▶ _Work required_
Omit pictures and quote the listing below line by line, from its start through the line that holds "left=True, bottom=True)".

Stored data:
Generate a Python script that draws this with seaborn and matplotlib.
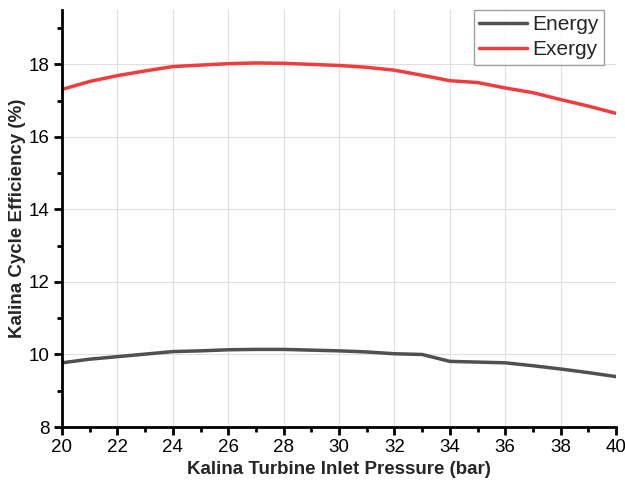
import matplotlib
matplotlib.use("Agg")
import matplotlib.pyplot as plt
import seaborn as sns
import pandas as pd
from matplotlib.ticker import MultipleLocator

pressure = [20, 21, 22, 23, 24, 25, 26, 27, 28, 29, 30, 31, 32, 33, 34, 35, 36, 37, 38, 39, 40]
energy = [9.77, 9.87, 9.94, 10.01, 10.08, 10.10, 10.13, 10.14, 10.14, 10.12, 10.10, 10.07, 10.02, 10.00, 9.81, 9.79, 9.77, 9.69, 9.60, 9.50, 9.39]
exergy = [17.31, 17.53, 17.69, 17.82, 17.94, 17.98, 18.02, 18.04, 18.03, 18.00, 17.97, 17.92, 17.84, 17.70, 17.55, 17.50, 17.35, 17.22, 17.03, 16.85, 16.65]

df = pd.DataFrame({
    "Pressure": pressure * 2,
    "Efficiency": energy + exergy,
    "Series": ["Energy"] * len(pressure) + ["Exergy"] * len(pressure),
})

sns.set_style("white")
plt.rcParams['font.family'] = ['Liberation Sans', 'DejaVu Sans']

fig = plt.figure(figsize=(6.25, 4.88), dpi=100)
ax = fig.add_axes([0.0992, 0.125, 0.8864, 0.8545])

sns.lineplot(data=df, x="Pressure", y="Efficiency", hue="Series",
             palette={"Energy": "#505050", "Exergy": "#f03c3c"},
             linewidth=2.5, ax=ax)

ax.set_xlim(20, 40)
ax.set_ylim(8, 19.5)
ax.xaxis.set_major_locator(MultipleLocator(2))
ax.xaxis.set_minor_locator(MultipleLocator(1))
ax.yaxis.set_major_locator(MultipleLocator(2))
ax.yaxis.set_minor_locator(MultipleLocator(1))
ax.grid(True, which="major", color="#e0e0e0", linewidth=0.8)
ax.set_axisbelow(True)

for s in ["top", "right"]:
    ax.spines[s].set_visible(False)
for s in ["left", "bottom"]:
    ax.spines[s].set_color("black")
    ax.spines[s].set_linewidth(2)

ax.tick_params(which="major", direction="out", length=6, width=2, colors="black",
               labelsize=13.5, left=True, bottom=True, pad=3)
ax.tick_params(which="minor", direction="out", length=3.5, width=2, colors="black",
               left=True, bottom=True)

ax.set_xlabel("Kalina Turbine Inlet Pressure (bar)", fontsize=13.5, fontweight="bold", labelpad=3)
ax.set_ylabel("Kalina Cycle Efficiency (%)", fontsize=13.5, fontweight="bold", labelpad=2)

leg = ax.legend(loc="upper right", fontsize=15, frameon=True, fancybox=False,
                handlelength=2.3, borderpad=0.25, labelspacing=0.3,
                handletextpad=0.25, borderaxespad=0.0, bbox_to_anchor=(0.978, 1.0))
leg.get_frame().set_edgecolor("#888888")
leg.get_frame().set_linewidth(1)
leg.set_title(None)

fig.savefig("out.png", dpi=100)
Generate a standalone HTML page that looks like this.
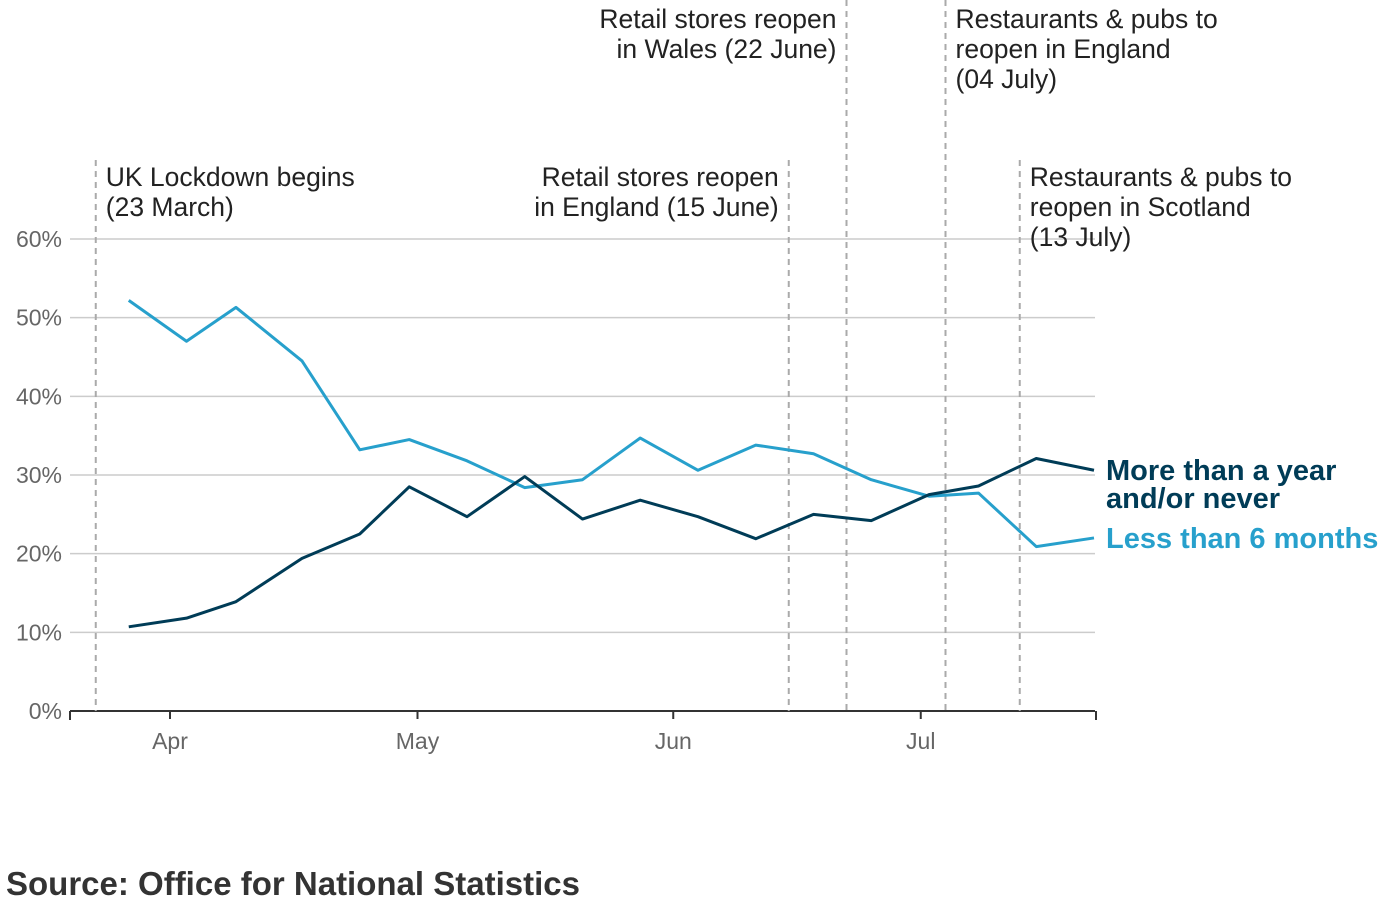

▶ _The completed task_
Generate a Python script that draws this with seaborn and matplotlib.
import matplotlib
matplotlib.use("Agg")
import matplotlib.pyplot as plt
import seaborn as sns
import pandas as pd
from matplotlib.ticker import MultipleLocator

pressure = [20, 21, 22, 23, 24, 25, 26, 27, 28, 29, 30, 31, 32, 33, 34, 35, 36, 37, 38, 39, 40]
energy = [9.77, 9.87, 9.94, 10.01, 10.08, 10.10, 10.13, 10.14, 10.14, 10.12, 10.10, 10.07, 10.02, 10.00, 9.81, 9.79, 9.77, 9.69, 9.60, 9.50, 9.39]
exergy = [17.31, 17.53, 17.69, 17.82, 17.94, 17.98, 18.02, 18.04, 18.03, 18.00, 17.97, 17.92, 17.84, 17.70, 17.55, 17.50, 17.35, 17.22, 17.03, 16.85, 16.65]

df = pd.DataFrame({
    "Pressure": pressure * 2,
    "Efficiency": energy + exergy,
    "Series": ["Energy"] * len(pressure) + ["Exergy"] * len(pressure),
})

sns.set_style("white")
plt.rcParams['font.family'] = ['Liberation Sans', 'DejaVu Sans']

fig = plt.figure(figsize=(6.25, 4.88), dpi=100)
ax = fig.add_axes([0.0992, 0.125, 0.8864, 0.8545])

sns.lineplot(data=df, x="Pressure", y="Efficiency", hue="Series",
             palette={"Energy": "#505050", "Exergy": "#f03c3c"},
             linewidth=2.5, ax=ax)

ax.set_xlim(20, 40)
ax.set_ylim(8, 19.5)
ax.xaxis.set_major_locator(MultipleLocator(2))
ax.xaxis.set_minor_locator(MultipleLocator(1))
ax.yaxis.set_major_locator(MultipleLocator(2))
ax.yaxis.set_minor_locator(MultipleLocator(1))
ax.grid(True, which="major", color="#e0e0e0", linewidth=0.8)
ax.set_axisbelow(True)

for s in ["top", "right"]:
    ax.spines[s].set_visible(False)
for s in ["left", "bottom"]:
    ax.spines[s].set_color("black")
    ax.spines[s].set_linewidth(2)

ax.tick_params(which="major", direction="out", length=6, width=2, colors="black",
               labelsize=13.5, left=True, bottom=True, pad=3)
ax.tick_params(which="minor", direction="out", length=3.5, width=2, colors="black",
               left=True, bottom=True)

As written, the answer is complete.